This is Mrs. Bird and her husband, Guy Smiley, sitting on the lawn swings, telling us funny stories.
Mrs Bird and Guy Smiley are night owls. Perhaps Mrs. Bird is more of an owl than Guy Smiley because the other night, at 1:30 am, she had to wake him up so they could go to bed. (They watch TV late, catching up on the news and Dr. Oz and other things Mrs Bird records.) So, she woke him up and they got ready for bed. It was Guy Smile's turn to say the family prayer because it was an odd day. (I pray on the odd days too. It's not because I'm odd or anything, it's because my birthday is on an odd day.) Anyway, Guy Smiley prays for everyone (just like me--it must be an odd-day-phenomenon) so his prayers are long. Right in the middle of it he says, "Bless Mrs. Bird that she will come to accept Daphne."
Mrs Bird wanted to poke him right then and there and say, "Who's Daphne?" but since he was praying she waited. The second he said "Amen" she did poke him.
"Who's Daphne?" she said.
"Daphne who?" he said,
"That's what I'd like to know," she said.
"I don't know any Daphne's," he said.
"Yes you do. You prayed that I would accept her." she said. And now she was getting a little peeved. After all Daphne was in his prayer and she was supposed to accept her. Was this some kind of mind game he was playing?
Guy Smiley started to laugh. He's had conversations like this before with Mrs Bird.
"Stop laughing and tell me who Daphne is." Mrs Bird was now glaring at him.
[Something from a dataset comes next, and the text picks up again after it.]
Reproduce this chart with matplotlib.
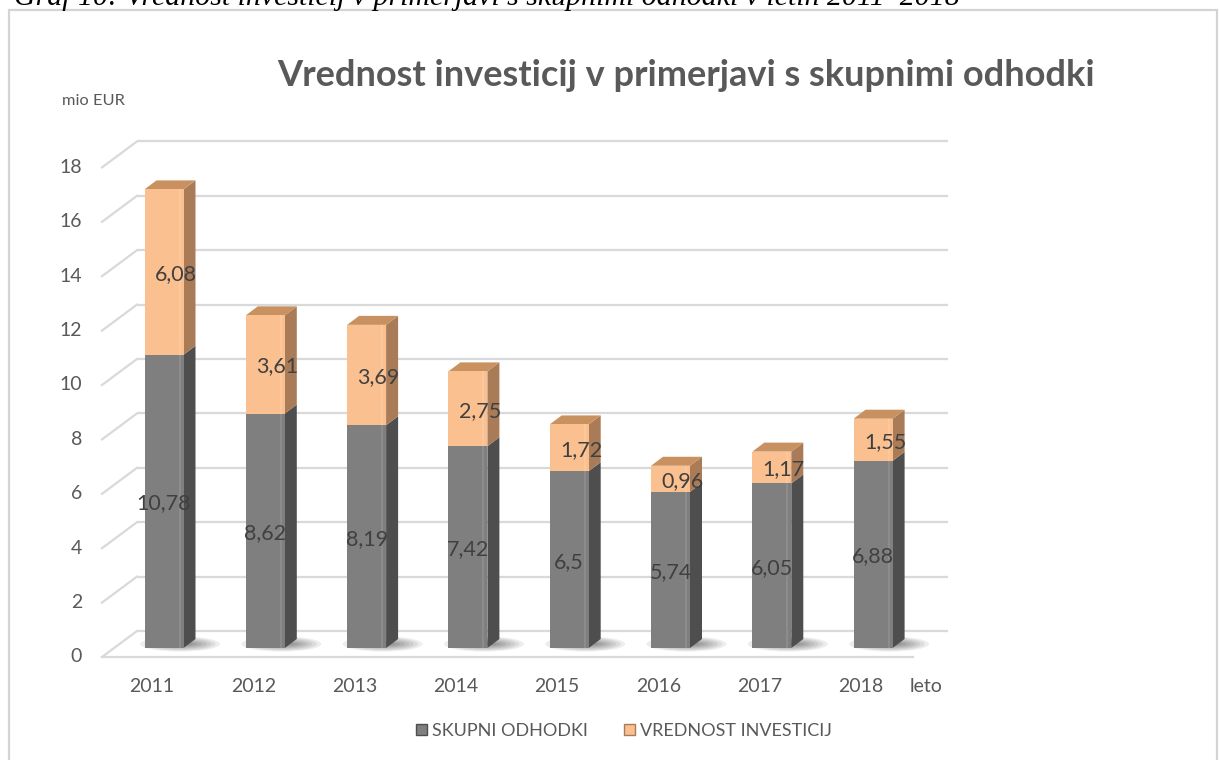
import numpy as np
import matplotlib
matplotlib.use("Agg")
import matplotlib.pyplot as plt
from matplotlib.patches import Polygon, Rectangle, Ellipse, Patch

# --- podatki ---
leta = ["2011", "2012", "2013", "2014", "2015", "2016", "2017", "2018"]
skupni_odhodki = [10.78, 8.62, 8.19, 7.42, 6.5, 5.74, 6.05, 6.88]
vrednost_investicij = [6.08, 3.61, 3.69, 2.75, 1.72, 0.96, 1.17, 1.55]
y_ticks = [0, 2, 4, 6, 8, 10, 12, 14, 16, 18]

# --- barve ---
SIVA = "#7f7f7f"
SIVA_STRAN = "#4e4e4e"
SIVA_ZGORAJ = "#6a6a6a"
ORANZNA = "#fac08f"
ORANZNA_STRAN = "#a97c57"
ORANZNA_ZGORAJ = "#c9915f"
MREZA = "#d9d9d9"
TEKST = "#595959"
OZNAKE = "#404040"
FONT = ["Lato", "DejaVu Sans"]

# --- geometrija (px -> podatkovne enote) ---
W, H = 1219, 760
X0, XS = 164.0, 101.3   # sredina prvega stolpca, px na kategorijo
Y0, YS = 648.0, 27.2    # dno stolpcev, px na enoto
def px_x(p):
    return p / XS
def px_y(p):
    return p / YS

sirina = px_x(39)
dx_glob, dy_glob = px_x(12), px_y(9)       # globina stolpca
floor_front = -px_y(9)
floor_back = px_y(17)
wall_left_front = px_x(102 - X0)
wall_left_back = px_x(137 - X0)
wall_right_front = px_x(913 - X0)
wall_right_back = px_x(948 - X0)

fig = plt.figure(figsize=(W / 100, H / 100), dpi=100)
ax = fig.add_axes([0, 0, 1, 1])
ax.set_xlim(-X0 / XS, (W - X0) / XS)
ax.set_ylim(-(H - Y0) / YS, Y0 / YS)
ax.axis("off")

# okvir grafikona
fig.patches.append(Rectangle((9 / W, -0.01), (1217 - 9) / W, 1 - 10 / H + 0.01,
                             transform=fig.transFigure, fill=False,
                             edgecolor="#d4d4d4", lw=1.6, zorder=0))

# mreža (zadnja stena + leva stena)
for t in y_ticks:
    ax.plot([wall_left_back, wall_right_back], [t + floor_back] * 2,
            color=MREZA, lw=1.6, zorder=1, solid_capstyle="butt")
    ax.plot([wall_left_front, wall_left_back], [t + floor_front, t + floor_back],
            color=MREZA, lw=1.6, zorder=1)
    ax.text(px_x(82 - X0), t + floor_front, str(t), ha="right", va="center",
            fontsize=14, color=TEKST, family=FONT)
ax.plot([wall_left_front, wall_right_front], [floor_front] * 2,
        color=MREZA, lw=1.6, zorder=1)

x = np.arange(len(leta))

# sence na tleh
for xi in x:
    for k in range(7):
        ax.add_patch(Ellipse((xi + px_x(16), px_y(4)),
                             px_x(80 - 9 * k), px_y(15 - 2 * k),
                             color="#000000", alpha=0.07, lw=0, zorder=2))

def kvader(xc, spodaj, visina, stran, zgoraj, top=True):
    l = xc - sirina / 2
    r = xc + sirina / 2
    vrh = spodaj + visina
    ax.add_patch(Polygon([(r, spodaj), (r + dx_glob, spodaj + dy_glob),
                          (r + dx_glob, vrh + dy_glob), (r, vrh)],
                         closed=True, color=stran, lw=0, zorder=3))
    if top:
        ax.add_patch(Polygon([(l, vrh), (r, vrh), (r + dx_glob, vrh + dy_glob),
                              (l + dx_glob, vrh + dy_glob)],
                             closed=True, color=zgoraj, lw=0, zorder=3))

for xi, s, v in zip(x, skupni_odhodki, vrednost_investicij):
    kvader(xi, 0, s, SIVA_STRAN, SIVA_ZGORAJ, top=False)
    kvader(xi, s, v, ORANZNA_STRAN, ORANZNA_ZGORAJ, top=True)

ax.bar(x, skupni_odhodki, width=sirina, color=SIVA, lw=0, zorder=4)
ax.bar(x, vrednost_investicij, bottom=skupni_odhodki, width=sirina,
       color=ORANZNA, lw=0, zorder=4)
# svetlejši rob na sprednji ploskvi
ax.bar(x + sirina / 2 - px_x(4), skupni_odhodki, width=px_x(2), color="#8c8c8c",
       lw=0, zorder=5)
ax.bar(x + sirina / 2 - px_x(4), vrednost_investicij, bottom=skupni_odhodki,
       width=px_x(2), color="#fcc89b", lw=0, zorder=5)

# oznake vrednosti
for xi, s, v in zip(x, skupni_odhodki, vrednost_investicij):
    ax.text(xi, s / 2 - px_y(2), f"{s:g}".replace(".", ","), ha="center",
            va="center", fontsize=15.5, color=OZNAKE, family=FONT, zorder=6)
    ax.text(xi + px_x(12), s + v / 2 - px_y(2), f"{v:.2f}".replace(".", ","),
            ha="center", va="center", fontsize=15.5, color=OZNAKE, family=FONT,
            zorder=6)

# kategorije
for xi, lbl in zip(x, leta):
    ax.text(xi - px_x(12), -px_y(38), lbl, ha="center", va="center",
            fontsize=14, color=TEKST, family=FONT)
ax.text(px_x(926 - X0), -px_y(38), "leto", ha="center", va="center",
        fontsize=14, color=TEKST, family=FONT)

# naslovi
fig.text(686 / W, 1 - 76 / H, "Vrednost investicij v primerjavi s skupnimi odhodki",
         ha="center", va="center", fontsize=26, fontweight="bold",
         color=TEKST, family=FONT)
fig.text(62 / W, 1 - 101 / H, "mio EUR", ha="left", va="center",
         fontsize=11.8, color=TEKST, family=FONT)
fig.text(960 / W, 1 - 5 / H,
         "Graf 10: Vrednost investicij v primerjavi s skupnimi odhodki v letih 2011–2018",
         ha="right", va="baseline", fontsize=21.5, style="italic",
         color="#000000", family=["Liberation Serif", "DejaVu Serif"])

# legenda
handles = [Patch(facecolor=SIVA, edgecolor=SIVA_STRAN),
           Patch(facecolor=ORANZNA, edgecolor=ORANZNA_STRAN)]
fig.legend(handles, ["SKUPNI ODHODKI", "VREDNOST INVESTICIJ"], loc="center",
           bbox_to_anchor=(624 / W, 1 - 731 / H), ncol=2, frameon=False,
           handlelength=0.6, handleheight=0.6, handletextpad=0.3,
           columnspacing=2.0, prop={"family": FONT, "size": 13},
           labelcolor=TEKST)

fig.savefig("out.png", dpi=100)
"I don't know, honest I don't." he said throwing his hands in the air while trying to quit laughing. The more he tried the harder it was. There was a good snort building up and it was going to come out any minute.
"Guy Smiley!" she said, "You tell me this instant who Daphne is!"
"Okay," he said, "What exactly did I say?"
"You said, 'Bless Mrs. Bird to accept Daphne."
This sent Guy Smiley into a fit of laughter. "I said, 'Bless Mrs. Bird to accept her bad knee."
This sent Mrs. Bird into a fit of laughter and she couldn't stop. Guy Smiley decided to sleep downstairs because her giggling showed no sign of stopping.
She laughed and laughed and finally at 2:30 she took a sleeping pill and could hardly wake up the next morning.
The moral of this story is: Don't pray for your partner's body parts if they sound like a woman's name. You will have to sleep downstairs and your wife will be so groggy in the morning that you will have to fix breakfast.